I’m doing some performance test using the completions endpoint and I’m getting too many different response times. I’m running a bunch of request with the exactly same prompt (using instruct davinci-002 model) and the response vary too much. For instance, I’m getting responses from 2 sec to 10 sec.
Is there any reason while I’m getting these different response times? If so, how could I improve the performance of the API?
Yeah, bigger prompts on the best models will be longer. Comparatively, 10 seconds isn’t shabby when you think of all the lifting being done in the background for likely millions of daily queries…
How big is your prompt + output? Have you tried a fine-tuned Curie model? It’s a lot cheaper and faster. Might work depending on your task. Hope this helps.
Thanks! I don’t think there’s a way around large prompts for my use case. My corpus of text is really complex, and I need answers based only on my corpus. Imagine a reading comprehension test where the students have never seen the information before, e.g. technical, scientific information about a new Planet X, and the answers must be factual, not creative. I have found that zero-shot results with text-davinci-002 using a good prompt works much better than fine-tuning. I can’t create enough question-answer pairs to teach the model (i) all the facts about Planet X and (ii) to answer factually based on the given information about Planet X without inventing anything. I agree 10 seconds is pretty good all things considered. It’s just that people expect instantaneous results for everything nowadays! Thanks again Paul.

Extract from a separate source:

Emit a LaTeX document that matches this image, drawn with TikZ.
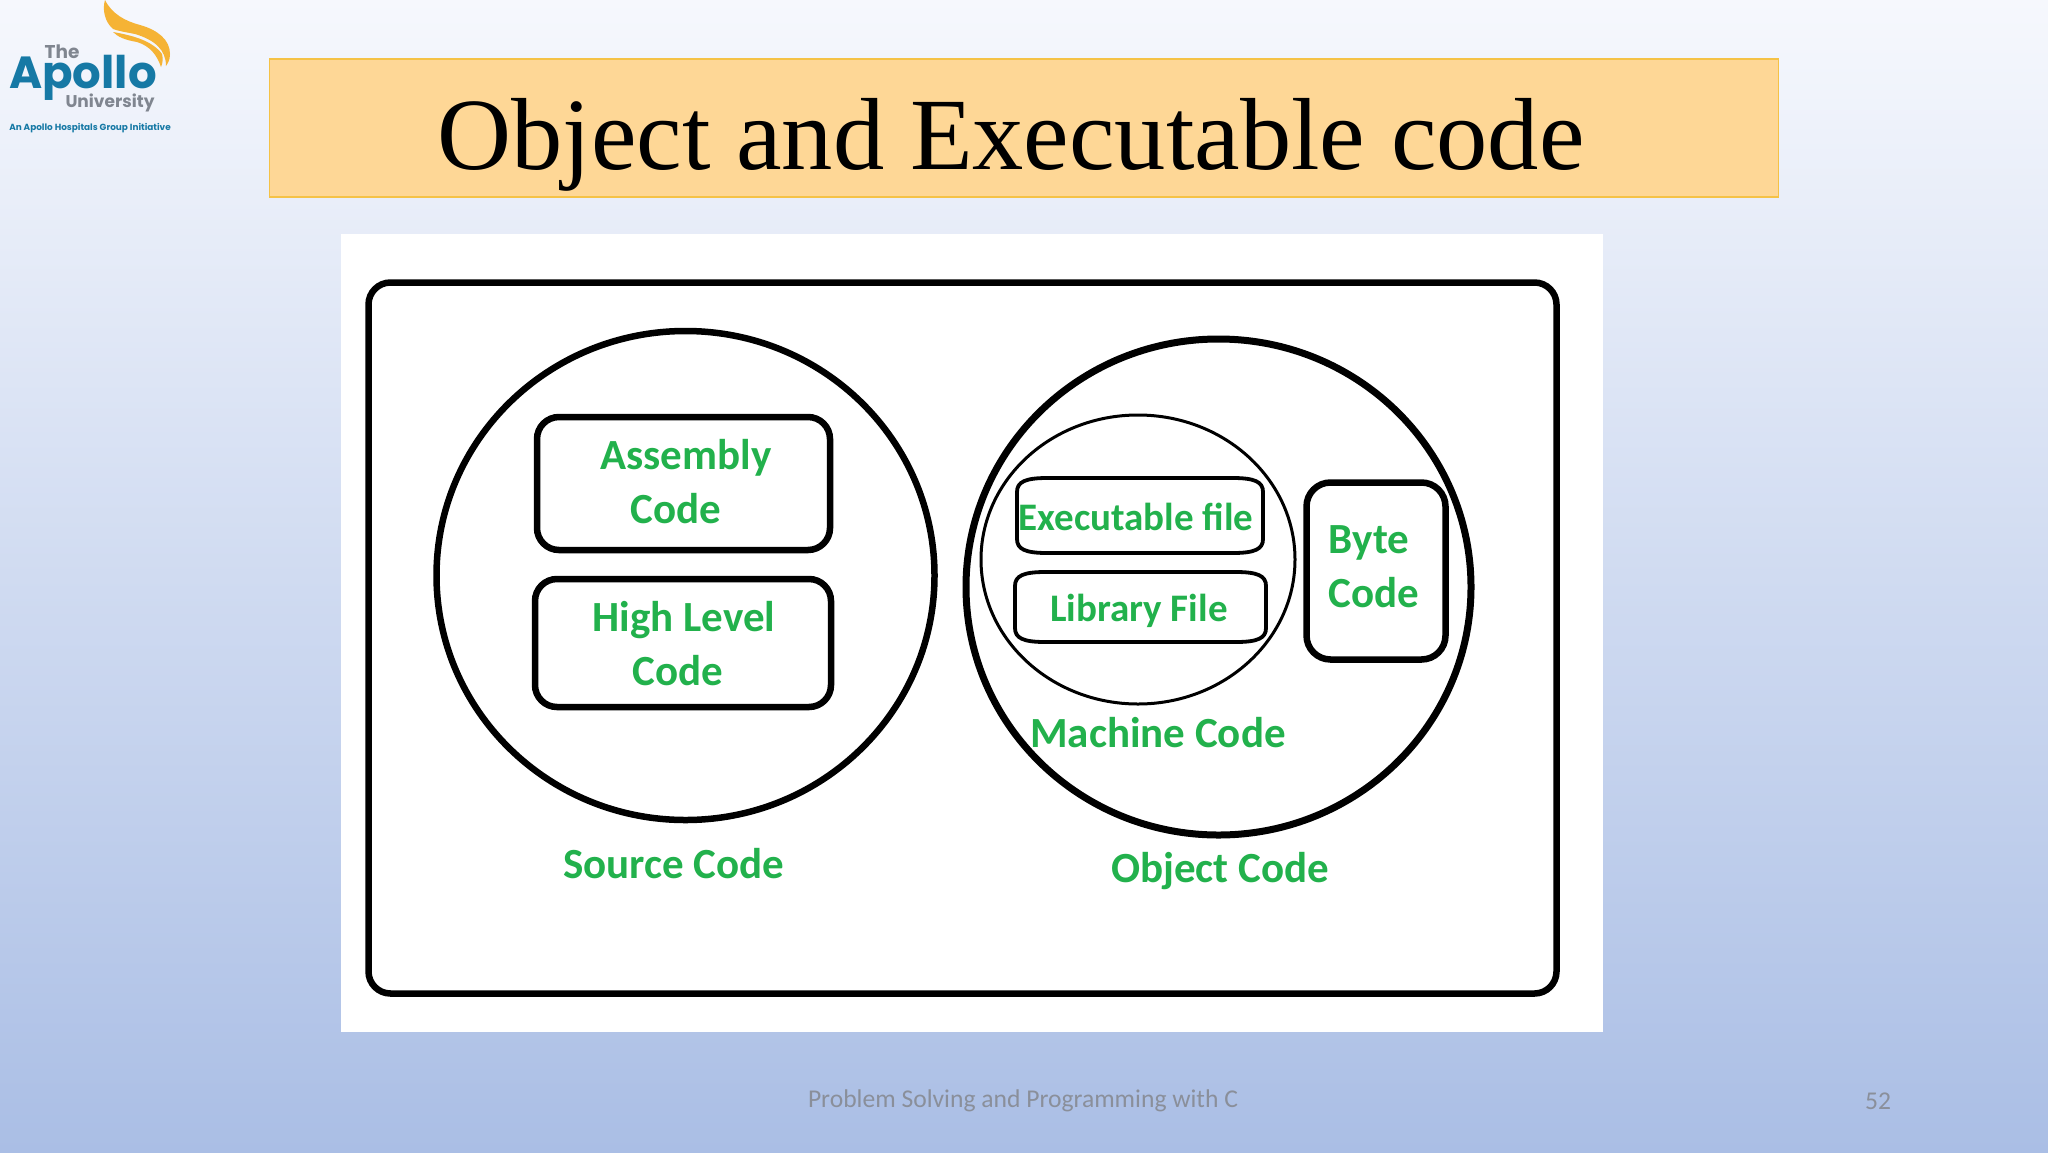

Totally agree with you Paul. I’m having the same issue with a similar approach. My prompt is around 2-3k tokens. I’ve tried using a fine-tuned model but didn’t work well. I guess I’ll need to deal with this long response time.
I am going to add a nice loading signal to my website so that while users are waiting for an answer they’ll see an appealing, colorful progress bar, perhaps with the words “searching…analysing…drafting…” I think that will help a lot with UX.